Computational redesign of penicillin acylase for cephradine synthesis with high kinetic selectivity

Abstract

Computational redesign of native enzyme active sites for non-natural substrates offers a general approach for creating biocatalysts in green chemistry. Herein, a computational strategy was developed to discover selective mutants of penicillin acylase to catalyze the condensation reaction between D-dihydrophenylglycine methyl ester (DHME) and 7-aminodesacetoxy cephalosporanic acid (7-ADCA), producing cephradine in fully aqueous medium.

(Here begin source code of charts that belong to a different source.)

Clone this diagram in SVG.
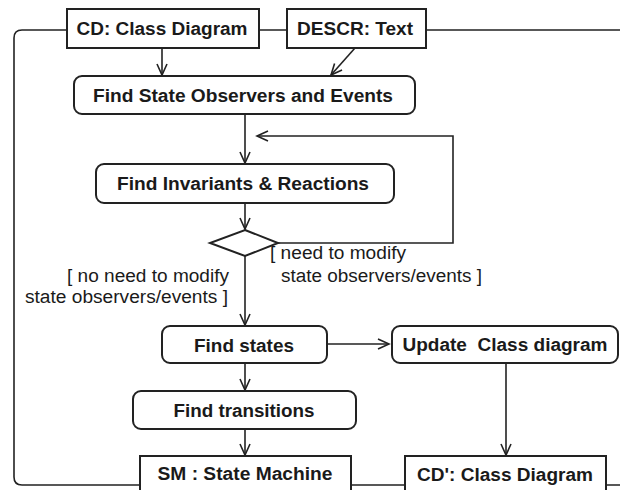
<svg xmlns="http://www.w3.org/2000/svg" width="620" height="490" viewBox="0 0 620 490">
<style>
.obj{fill:#fff;stroke:#222;stroke-width:2}
.act{fill:#fff;stroke:#222;stroke-width:2}
.b{font-family:"Liberation Sans",Arial,sans-serif;font-weight:bold;font-size:18px;fill:#1a1a1a;text-anchor:middle}
.l{font-family:"Liberation Sans",Arial,sans-serif;font-size:18px;fill:#1a1a1a}
.c{fill:none;stroke:#222;stroke-width:1.6}
</style>
<defs>
<marker id="ah" markerWidth="14" markerHeight="14" refX="12" refY="6" orient="auto" markerUnits="userSpaceOnUse">
<path d="M1,1 L12,6 L1,11" fill="none" stroke="#222" stroke-width="1.6"/>
</marker>
</defs>
<g id="frame">
<path class="c" d="M620 30 H22 Q14 30 14 38 V477 Q14 485 22 485 H620" stroke-width="1.8"/>
</g>
<g id="connectors">
<line class="c" x1="162" y1="48" x2="162" y2="75" marker-end="url(#ah)"/>
<line class="c" x1="355" y1="48" x2="331" y2="75" marker-end="url(#ah)"/>
<line class="c" x1="245" y1="114" x2="245" y2="163" marker-end="url(#ah)"/>
<line class="c" x1="245" y1="203" x2="245" y2="229" marker-end="url(#ah)"/>
<polyline class="c" points="278,243 453,243 453,136 257,136" marker-end="url(#ah)"/>
<line class="c" x1="245" y1="256" x2="245" y2="325" marker-end="url(#ah)"/>
<line class="c" x1="327" y1="344" x2="389" y2="344" marker-end="url(#ah)"/>
<line class="c" x1="245" y1="363" x2="245" y2="390" marker-end="url(#ah)"/>
<line class="c" x1="245" y1="429" x2="245" y2="455" marker-end="url(#ah)"/>
<line class="c" x1="506" y1="363" x2="506" y2="455" marker-end="url(#ah)"/>
<text class="l" x="270" y="259" textLength="136" lengthAdjust="spacingAndGlyphs">[ need to modify</text>
<text class="l" x="281" y="282" textLength="201" lengthAdjust="spacingAndGlyphs">state observers/events ]</text>
<text class="l" x="67" y="282" textLength="162" lengthAdjust="spacingAndGlyphs">[ no need to modify</text>
<text class="l" x="25" y="303" textLength="203" lengthAdjust="spacingAndGlyphs">state observers/events ]</text>
</g>
<g id="cd">
<rect class="obj" x="67" y="9" width="192" height="39"/>
<text class="b" x="162" y="35" textLength="171" lengthAdjust="spacingAndGlyphs">CD: Class Diagram</text>
</g>
<g id="descr">
<rect class="obj" x="287" y="9" width="139" height="39"/>
<text class="b" x="355" y="35" textLength="116" lengthAdjust="spacingAndGlyphs">DESCR: Text</text>
</g>
<g id="findObservers">
<rect class="act" x="74" y="76" width="341" height="38" rx="8"/>
<text class="b" x="243" y="102" textLength="300" lengthAdjust="spacingAndGlyphs">Find State Observers and Events</text>
</g>
<g id="findInvariants">
<rect class="act" x="96" y="164" width="298" height="39" rx="8"/>
<text class="b" x="243" y="190" textLength="252" lengthAdjust="spacingAndGlyphs">Find Invariants &amp; Reactions</text>
</g>
<g id="decision">
<polygon class="act" points="245,230 278,243 245,256 210,243"/>
</g>
<g id="findStates">
<rect class="act" x="162" y="326" width="165" height="37" rx="8"/>
<text class="b" x="244" y="352" textLength="100" lengthAdjust="spacingAndGlyphs">Find states</text>
</g>
<g id="updateCD">
<rect class="act" x="392" y="326" width="226" height="37" rx="8"/>
<text class="b" x="505" y="351" textLength="205" lengthAdjust="spacingAndGlyphs" xml:space="preserve">Update  Class diagram</text>
</g>
<g id="findTransitions">
<rect class="act" x="133" y="391" width="223" height="38" rx="8"/>
<text class="b" x="244" y="417" textLength="141" lengthAdjust="spacingAndGlyphs">Find transitions</text>
</g>
<g id="sm">
<rect class="obj" x="140" y="456" width="211" height="45"/>
<text class="b" x="245" y="480" textLength="175" lengthAdjust="spacingAndGlyphs">SM : State Machine</text>
</g>
<g id="cdPrime">
<rect class="obj" x="405" y="456" width="201" height="45"/>
<text class="b" x="505" y="481" textLength="176" lengthAdjust="spacingAndGlyphs">CD': Class Diagram</text>
</g>
</svg>
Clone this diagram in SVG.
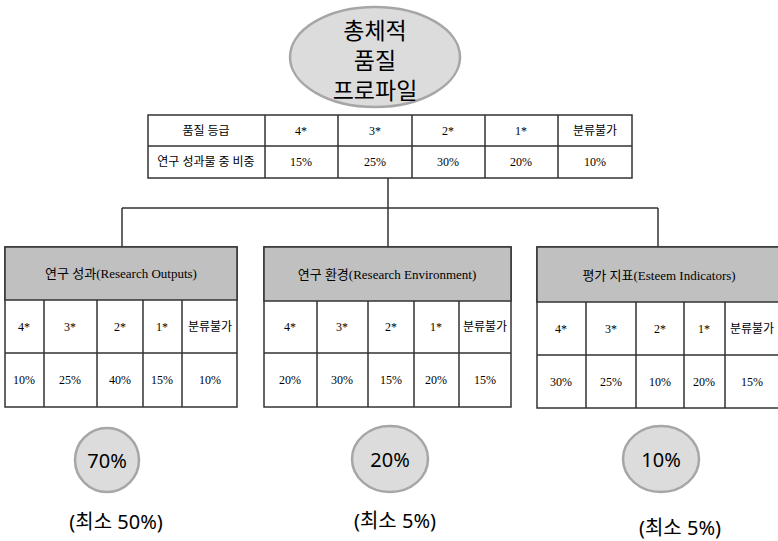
<svg xmlns="http://www.w3.org/2000/svg" width="778" height="541" viewBox="0 0 778 541">
<style>
.t{font-family:"Liberation Serif","Noto Sans CJK KR",serif;font-size:12px;fill:#000;text-anchor:middle;dominant-baseline:central}
.h{font-size:13px}
.b{font-family:"Noto Sans","Noto Sans CJK KR",sans-serif;fill:#000;text-anchor:middle;dominant-baseline:central}
.ln{stroke:#333;stroke-width:1.5;fill:none}
.cell{fill:#fff;stroke:#333;stroke-width:1.5}
.hd{fill:#c0c0c0;stroke:#333;stroke-width:1.5}
.ov{fill:#dcdcdc;stroke:#a6a6a6;stroke-width:2.5}
</style>
<rect width="778" height="541" fill="#fff"/>
<g id="connectors" class="ln">
<path d="M388 178V208M122 208H658M122 208V247M388 208V247M658 208V247"/>
</g>
<g id="profile">
<ellipse class="ov" cx="375" cy="57" rx="85" ry="50"/>
<text class="b" x="375" y="30" font-size="23">총체적</text>
<text class="b" x="375" y="60" font-size="23">품질</text>
<text class="b" x="375" y="90" font-size="23">프로파일</text>
</g>
<g id="overall-table">
<rect class="cell" x="148" y="115" width="484" height="63"/>
<path class="ln" d="M148 146H632M265 115V178M338 115V178M412 115V178M485 115V178M558 115V178"/>
<text class="t" x="206" y="131">품질 등급</text>
<text class="t" x="301" y="131">4*</text>
<text class="t" x="375" y="131">3*</text>
<text class="t" x="448" y="131">2*</text>
<text class="t" x="521" y="131">1*</text>
<text class="t" x="595" y="131">분류불가</text>
<text class="t" x="206" y="162">연구 성과물 중 비중</text>
<text class="t" x="301" y="162">15%</text>
<text class="t" x="375" y="162">25%</text>
<text class="t" x="448" y="162">30%</text>
<text class="t" x="521" y="162">20%</text>
<text class="t" x="595" y="162">10%</text>
</g>
<g id="outputs">
<rect class="cell" x="5" y="247" width="232" height="160"/>
<rect class="hd" x="5" y="247" width="232" height="53"/>
<path class="ln" d="M5 353H237M44 300V407M97 300V407M143 300V407M182 300V407"/>
<text class="t h" x="121" y="273">연구 성과(Research Outputs)</text>
<text class="t" x="24" y="327">4*</text>
<text class="t" x="70" y="327">3*</text>
<text class="t" x="120" y="327">2*</text>
<text class="t" x="162" y="327">1*</text>
<text class="t" x="210" y="327">분류불가</text>
<text class="t" x="24" y="380">10%</text>
<text class="t" x="70" y="380">25%</text>
<text class="t" x="120" y="380">40%</text>
<text class="t" x="162" y="380">15%</text>
<text class="t" x="210" y="380">10%</text>
</g>
<g id="environment">
<rect class="cell" x="264" y="247" width="247" height="160"/>
<rect class="hd" x="264" y="247" width="247" height="54"/>
<path class="ln" d="M264 353H511M317 301V407M368 301V407M414 301V407M459 301V407"/>
<text class="t h" x="387" y="274">연구 환경(Research Environment)</text>
<text class="t" x="290" y="327">4*</text>
<text class="t" x="342" y="327">3*</text>
<text class="t" x="391" y="327">2*</text>
<text class="t" x="436" y="327">1*</text>
<text class="t" x="485" y="327">분류불가</text>
<text class="t" x="290" y="380">20%</text>
<text class="t" x="342" y="380">30%</text>
<text class="t" x="391" y="380">15%</text>
<text class="t" x="436" y="380">20%</text>
<text class="t" x="485" y="380">15%</text>
</g>
<g id="esteem">
<rect class="cell" x="537" y="247" width="250" height="161"/>
<rect class="hd" x="537" y="247" width="250" height="55"/>
<path class="ln" d="M537 355H787M586 302V408M636 302V408M684 302V408M725 302V408"/>
<text class="t h" x="659" y="275">평가 지표(Esteem Indicators)</text>
<text class="t" x="561" y="329">4*</text>
<text class="t" x="611" y="329">3*</text>
<text class="t" x="660" y="329">2*</text>
<text class="t" x="704" y="329">1*</text>
<text class="t" x="752" y="329">분류불가</text>
<text class="t" x="561" y="382">30%</text>
<text class="t" x="611" y="382">25%</text>
<text class="t" x="660" y="382">10%</text>
<text class="t" x="704" y="382">20%</text>
<text class="t" x="752" y="382">15%</text>
</g>
<g id="w-outputs">
<ellipse class="ov" cx="107" cy="460" rx="32" ry="32"/>
<text class="b" x="107" y="460" font-size="20">70%</text>
<text class="b" x="116" y="521" font-size="20">(최소 50%)</text>
</g>
<g id="w-environment">
<ellipse class="ov" cx="390" cy="459" rx="38" ry="33"/>
<text class="b" x="390" y="459" font-size="20">20%</text>
<text class="b" x="395" y="520" font-size="20">(최소 5%)</text>
</g>
<g id="w-esteem">
<ellipse class="ov" cx="661" cy="459" rx="38" ry="33"/>
<text class="b" x="661" y="459" font-size="20">10%</text>
<text class="b" x="680" y="527" font-size="20">(최소 5%)</text>
</g>
</svg>
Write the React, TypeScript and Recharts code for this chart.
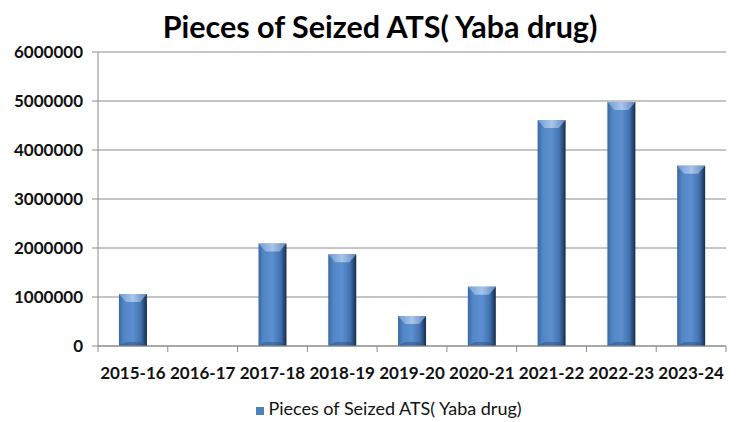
import React from 'react';
import { BarChart, Bar, XAxis, YAxis, CartesianGrid, Legend } from 'recharts';

const years = ['2015-16', '2016-17', '2017-18', '2018-19', '2019-20', '2020-21', '2021-22', '2022-23', '2023-24'];
const seized = [1060000, 0, 2090000, 1870000, 610000, 1210000, 4610000, 4980000, 3680000];
const yTicks = [0, 1000000, 2000000, 3000000, 4000000, 5000000, 6000000];

const SERIES = 'Pieces of Seized ATS( Yaba drug)';
const FONT = 'Lato, "Open Sans", sans-serif';

const data = years.map((year, i) => ({ year, value: seized[i] }));

const BevelBar = (props: any) => {
  const { x, y, width, height } = props;
  if (!height || height <= 0) return null;
  const b = Math.min(8, height / 2);
  const inset = Math.min(7, width / 4);
  return (
    <g>
      <rect x={x} y={y} width={width} height={height} fill="url(#barBody)" />
      <polygon
        points={`${x},${y} ${x + width},${y} ${x + width - inset},${y + b} ${x + inset},${y + b}`}
        fill="url(#barTop)"
      />
      <polygon
        points={`${x},${y + height} ${x + width},${y + height} ${x + width - inset},${y + height - 4} ${x + inset},${y + height - 4}`}
        fill="#2a4c7c"
        opacity={0.45}
      />
    </g>
  );
};

const YearTick = (props: any) => {
  const { x, y, payload, index, width, visibleTicksCount } = props;
  const band = (width || 628) / (visibleTicksCount || years.length);
  const half = band / 2;
  return (
    <g>
      <line x1={x - half} y1={y} x2={x - half} y2={y + 6} stroke="#8c8c8c" />
      {index === years.length - 1 && (
        <line x1={x + half} y1={y} x2={x + half} y2={y + 6} stroke="#8c8c8c" />
      )}
      <text x={x} y={y + 33} textAnchor="middle" fontFamily={FONT} fontWeight={700} fontSize={17} fill="#111">
        {payload.value}
      </text>
    </g>
  );
};

export default function App() {
  return (
    <div style={{ position: 'relative', width: 740, height: 414 }}>
      <div style={{ position: 'absolute', left: -4, top: 4, width: 1, height: 420, background: '#a6a6a6' }} />
      <div
        style={{
          position: 'absolute',
          left: -8,
          top: 0,
          width: 760,
          textAlign: 'center',
          fontFamily: FONT,
          fontWeight: 700,
          fontSize: 30.5,
          color: '#000',
          zIndex: 1,
        }}
      >
        {SERIES}
      </div>
      <BarChart
        width={740}
        height={414}
        data={data}
        margin={{ top: 44, right: 22, left: 0, bottom: 0 }}
        barCategoryGap="30%"
      >
        <defs>
          <linearGradient id="barBody" x1="0" y1="0" x2="1" y2="0">
            <stop offset="0%" stopColor="#3a67a3" />
            <stop offset="18%" stopColor="#5287c6" />
            <stop offset="50%" stopColor="#5b8fd0" />
            <stop offset="78%" stopColor="#4272b0" />
            <stop offset="100%" stopColor="#162c4d" />
          </linearGradient>
          <linearGradient id="barTop" x1="0" y1="0" x2="1" y2="0">
            <stop offset="0%" stopColor="#6f9bd3" />
            <stop offset="50%" stopColor="#a9c5ea" />
            <stop offset="100%" stopColor="#5d86bd" />
          </linearGradient>
        </defs>
        <CartesianGrid vertical={false} stroke="#8c8c8c" />
        <XAxis
          dataKey="year"
          axisLine={{ stroke: '#8c8c8c' }}
          tickLine={false}
          tickSize={0}
          tickMargin={0}
          height={54}
          interval={0}
          tick={<YearTick />}
        />
        <YAxis
          width={90}
          domain={[0, 6000000]}
          ticks={yTicks}
          axisLine={{ stroke: '#8c8c8c' }}
          tickLine={{ stroke: '#8c8c8c' }}
          tickSize={6}
          tickMargin={9}
          tick={{ fontFamily: FONT, fontWeight: 700, fontSize: 17, fill: '#111' }}
        />
        <Legend
          verticalAlign="bottom"
          iconType="square"
          iconSize={8}
          wrapperStyle={{ left: 27, bottom: 3 }}
          formatter={(v: string) => (
            <span style={{ color: '#111', fontFamily: FONT, fontSize: 18 }}>{v}</span>
          )}
        />
        <Bar dataKey="value" name={SERIES} fill="#4f81bd" shape={<BevelBar />} isAnimationActive={false} />
      </BarChart>
    </div>
  );
}
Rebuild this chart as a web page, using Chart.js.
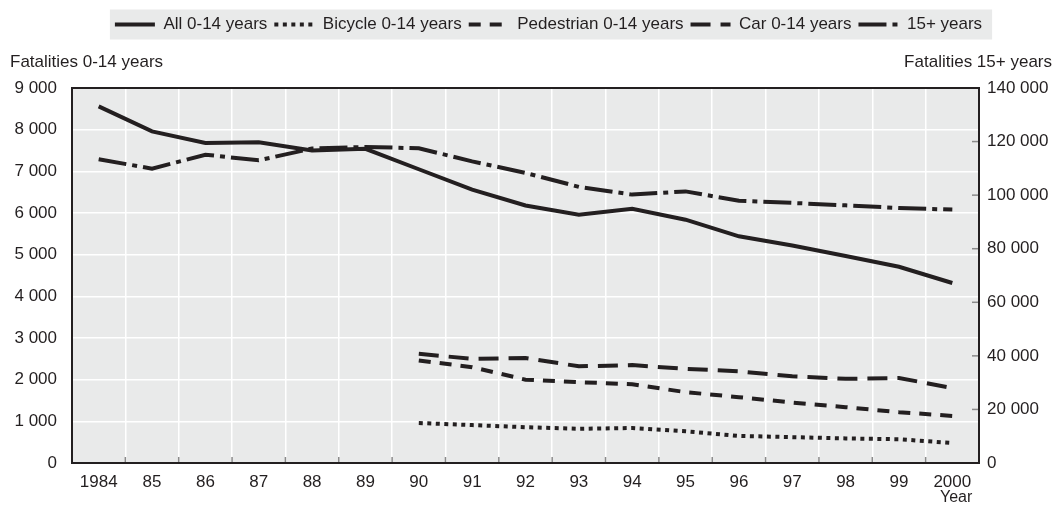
<!DOCTYPE html>
<html>
<head>
<meta charset="utf-8">
<script src="https://cdn.jsdelivr.net/npm/chart.js@4.4.1/dist/chart.umd.min.js"></script>
<style>
  html, body { margin: 0; padding: 0; background: #fff; }
  #wrap { width: 1057px; height: 507px; }
</style>
</head>
<body>
<div id="wrap"><canvas id="fatalChart" width="1057" height="507"></canvas></div>
<script>
// --- Data ---
const years = ['1984', '85', '86', '87', '88', '89', '90', '91', '92', '93', '94', '95', '96', '97', '98', '99', '2000'];
const all014 = [8560, 7960, 7680, 7700, 7500, 7540, 7050, 6560, 6180, 5960, 6100, 5840, 5440, 5220, 4970, 4710, 4320];
const bicycle014 = [null, null, null, null, null, null, 960, 910, 860, 820, 840, 760, 650, 620, 590, 570, 480];
const pedestrian014 = [null, null, null, null, null, null, 2460, 2300, 2000, 1940, 1890, 1700, 1580, 1450, 1340, 1220, 1130];
const car014 = [null, null, null, null, null, null, 2620, 2500, 2520, 2320, 2350, 2260, 2200, 2080, 2020, 2040, 1800];
const over15 = [113400, 109900, 115100, 113000, 117400, 118000, 117500, 112600, 108300, 103100, 100200, 101400, 97900, 97100, 96200, 95200, 94600];

const INK = '#231f20';
const FONT = "'Liberation Sans', Arial, sans-serif";
const FS = 17;

function fmt(v) {
    return String(v).replace(/\B(?=(\d{3})+(?!\d))/g, ' ');
}

// plot background, legend box, frame, inside ticks, axis captions
const decor = {
    id: 'decor',
    afterLayout(chart) {
        // legend in the reference sits a bit right of the canvas centre
        const lg = chart.legend;
        if (lg) { lg.left += 20; lg.right += 20; }
    },
    beforeDraw(chart) {
        const {ctx, chartArea: a} = chart;
        ctx.save();
        ctx.fillStyle = '#e9eaea';
        ctx.fillRect(a.left, a.top, a.right - a.left, a.bottom - a.top);
        const lg = chart.legend;
        if (lg && lg.legendHitBoxes && lg.legendHitBoxes.length) {
            const hb = lg.legendHitBoxes;
            const l = Math.min(...hb.map(h => h.left));
            const r = Math.max(...hb.map(h => h.left + h.width));
            const cy = hb[0].top + hb[0].height / 2;
            ctx.fillStyle = '#e9eaea';
            ctx.fillRect(l - 5, cy - 15, r - l + 15, 30);
        }
        ctx.restore();
    },
    afterDraw(chart) {
        const {ctx, chartArea: a, scales} = chart;
        ctx.save();
        // inside tick marks on x axis (between categories)
        ctx.strokeStyle = '#8a8a8a';
        ctx.lineWidth = 1.5;
        const xs = scales.x;
        for (let i = 1; i < years.length; i++) {
            const px = (xs.getPixelForTick(i - 1) + xs.getPixelForTick(i)) / 2;
            ctx.beginPath();
            ctx.moveTo(px, a.bottom);
            ctx.lineTo(px, a.bottom - 6);
            ctx.stroke();
        }
        // inside tick marks on right axis
        const yr = scales.y1;
        yr.ticks.forEach(t => {
            if (t.value === yr.min || t.value === yr.max) return;
            const py = yr.getPixelForValue(t.value);
            ctx.beginPath();
            ctx.moveTo(a.right, py);
            ctx.lineTo(a.right - 7, py);
            ctx.stroke();
        });
        // frame
        ctx.strokeStyle = INK;
        ctx.lineWidth = 2;
        ctx.strokeRect(a.left, a.top, a.right - a.left, a.bottom - a.top);
        // captions
        ctx.fillStyle = INK;
        ctx.font = FS + 'px ' + FONT;
        ctx.textBaseline = 'middle';
        ctx.textAlign = 'left';
        ctx.fillText('Fatalities 0-14 years', 10, 62);
        ctx.textAlign = 'right';
        ctx.fillText('Fatalities 15+ years', 1052, 62);
        const lastX = xs.getPixelForTick(years.length - 1);
        ctx.font = '16px ' + FONT;
        ctx.fillText('Year', lastX + 20, 498);
        ctx.restore();
    }
};

const ctx = document.getElementById('fatalChart').getContext('2d');
new Chart(ctx, {
    type: 'line',
    data: {
        labels: years,
        datasets: [
            { label: 'All 0-14 years', data: all014, yAxisID: 'y', borderDash: [] },
            { label: 'Bicycle 0-14 years', data: bicycle014, yAxisID: 'y', borderDash: [4, 4.5] },
            { label: 'Pedestrian 0-14 years', data: pedestrian014, yAxisID: 'y', borderDash: [12, 9] },
            { label: 'Car 0-14 years', data: car014, yAxisID: 'y', borderDash: [20, 10] },
            { label: '15+ years', data: over15, yAxisID: 'y1', borderDash: [28, 6, 5, 6] }
        ].map(d => Object.assign(d, {
            borderColor: INK,
            backgroundColor: INK,
            borderWidth: 4,
            pointRadius: 0,
            pointStyle: 'line',
            tension: 0,
            fill: false,
            spanGaps: false
        }))
    },
    options: {
        responsive: false,
        animation: false,
        layout: { padding: { left: 0, right: 0, top: 9, bottom: 0 } },
        plugins: {
            legend: {
                display: true,
                position: 'top',
                labels: {
                    color: INK,
                    font: { family: FONT, size: FS },
                    usePointStyle: true,
                    pointStyle: 'line',
                    pointStyleWidth: 40,
                    padding: 7,
                    generateLabels(chart) {
                        const items = Chart.defaults.plugins.legend.labels.generateLabels(chart);
                        items.forEach(it => {
                            const ds = chart.data.datasets[it.datasetIndex];
                            it.lineDash = ds.borderDash;
                            it.lineWidth = 4;
                            it.lineCap = 'butt';
                            it.strokeStyle = INK;
                            it.fillStyle = INK;
                        });
                        return items;
                    }
                }
            },
            title: {
                display: true,
                text: '',
                weight: 500,
                font: { size: 20 },
                padding: { top: 0, bottom: 21 }
            },
            tooltip: { enabled: false }
        },
        scales: {
            x: {
                type: 'category',
                offset: true,
                grid: { offset: true, color: '#ffffff', lineWidth: 1.5, drawTicks: false },
                border: { display: false },
                ticks: { color: INK, font: { family: FONT, size: FS }, padding: 9, maxRotation: 0, autoSkip: false },
                afterFit(s) { s.height = 44; }
            },
            y: {
                position: 'left',
                min: 0,
                max: 9000,
                grid: { color: '#ffffff', lineWidth: 1.5, drawTicks: false },
                border: { display: false },
                ticks: { stepSize: 1000, color: INK, font: { family: FONT, size: FS }, padding: 15, callback: v => fmt(v) },
                afterFit(s) { s.width = 72; }
            },
            y1: {
                position: 'right',
                min: 0,
                max: 140000,
                grid: { drawOnChartArea: false, drawTicks: false },
                border: { display: false },
                ticks: { stepSize: 20000, color: INK, font: { family: FONT, size: FS }, padding: 8, callback: v => fmt(v) },
                afterFit(s) { s.width = 78; }
            }
        }
    },
    plugins: [decor]
});
</script>
</body>
</html>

The key feature of this strategy is that mutants favoring the binding of the near-attack conformation of cephradine in the catalytic orientation were computationally selected using a scoring function based on discounted folding energy relative to binding energy. Using this strategy, we obtained a penicillin acylase mutant (M142αF/F24βA/S67βA) with high kinetic selectivity that increased the synthesis/hydrolysis ratio (S/H) by more than 10-fold compared with the wild-type. In its immobilized form, the redesigned triple mutant attained up to 99% yield under industrial conditions. This study represents a breakthrough in enzymatic synthesis of cephradine and suggests that computational design strategies can adapt an enzyme to catalyze non-natural chemical transformations for green process development with industrial significance.